Though Roberts has largely positive memories of her childhood, she does remember that it was segregated community. Blacks and whites had completely separate social lives.
“I remember I never went to the movies in Bowling Green because blacks had to sit in the balcony and my parents refused to do that,” she said.
Schools were still segregated when she started kindergarten in 1960. They were integrated in 1968, when Roberts was in high school.
“But growing up, I never felt like I got an inferior education at all,” she said. “Caroline had built identical elementary schools, so [the black and white schools] were exactly alike. I got an excellent, nurturing education and was easily able to compete when we did integrate. It was a smooth transition.”

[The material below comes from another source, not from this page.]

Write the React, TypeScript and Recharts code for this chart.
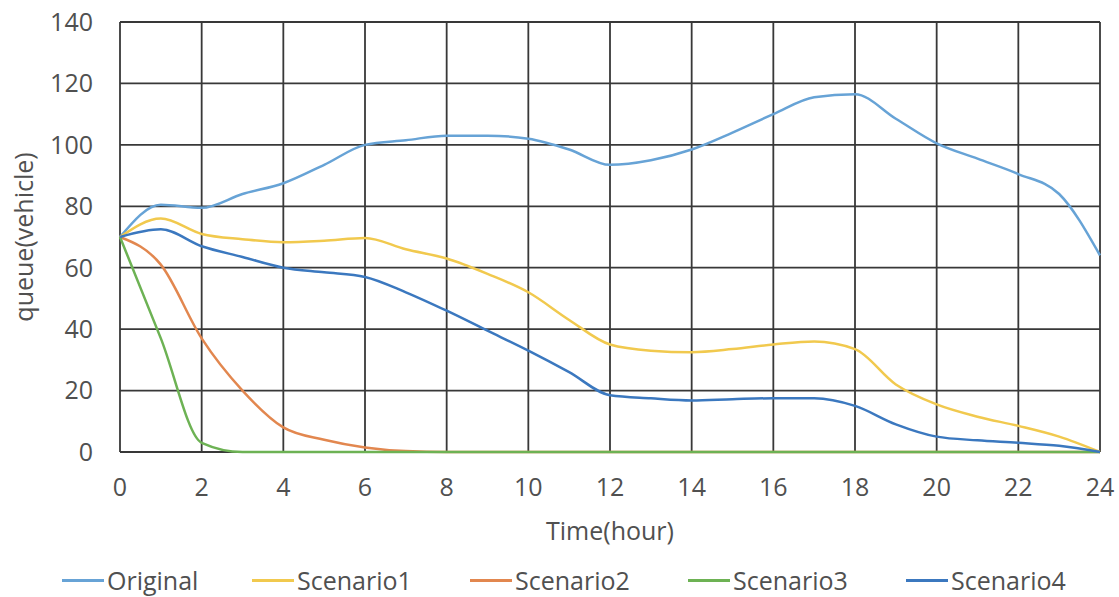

Roberts’s mother and much of her extended family still live in Bowling Green. She said Caroline was and still is a community where blacks are actively involved in local life and politics.
After high school, she studied political science at Virginia Tech and then attended law school at Emory University School of Law in Atlanta. She returned to Virginia to work as a prosecutor.
In 1990, Roberts said, there were many people who thought it was “beyond time” for Virginia to have a black female judge.
“They fought hard for my election,” she said. “I knew I would be the first, and when I was initially approached I thought, ‘Oh, I’m not the one.’”
She had a two-year-old son, Anthony, and thought she needed more experience. But politicians and colleagues convinced her, “and I’m very glad I listened to them,” she said.
Support from her husband and extended family helped her juggle work and motherhood.
“There’s no way I would have been able to do it without that partnership,” she said.
Serving on the Juvenile and Domestic Court bench involved difficult decisions and coming face-to-face with the “cruel things adults can do to children,” Roberts said.
“I always had a strong reaction when we had to commit a young person to the state or recommend a young person be tried as an adult,” she said. “I felt like the court had failed—could we have done more?”
On the other hand, she got to play a part in reuniting families and creating new families through adoption.
In 2002, she established a National Adoption Day celebration in Richmond, based on an idea that she joked she got from the television show “Judging Amy.”
In what has become an annual event, families come together at the court house one Saturday in November to have their adoptions finalized and celebrate all those that took place that year.
“It also helps us to publicize the need for foster care homes,” Roberts said.
She decided to retire from the bench in 2016 to spend more time with her husband, Roscoe Roberts, who is general counsel to the University of Virginia, and her two sons Anthony, 30, an MBA student at the Darden School of Business, and Justin, 25, a Navy pilot. She continues to serve as a substitute judge and is active with her sorority, Delta Sigma Theta; volunteer organization The Links; and on the board of the YMCA of Greater Richmond.
In her speech at the Strong Men and Women of Virginia awards program in Richmond Feb. 7, Roberts challenged Virginians to “stay woke,” or socially aware of issues, in today’s often-tense political and racial climate.
“I’m extremely concerned with policies and attitudes that don’t seem to understand current truths about racial relations,” she said in an interview. “Fears and prejudices today are more controlling than relationships and conversation.”
She said that overcoming these prejudices requires society to establish places where “people can interact with those who are different from themselves.”
“Education will always be the best method for attacking ignorance,” she said in her speech, addressing Virginia’s youth. “Know in your heart that what some people mean for evil, God can use for good.”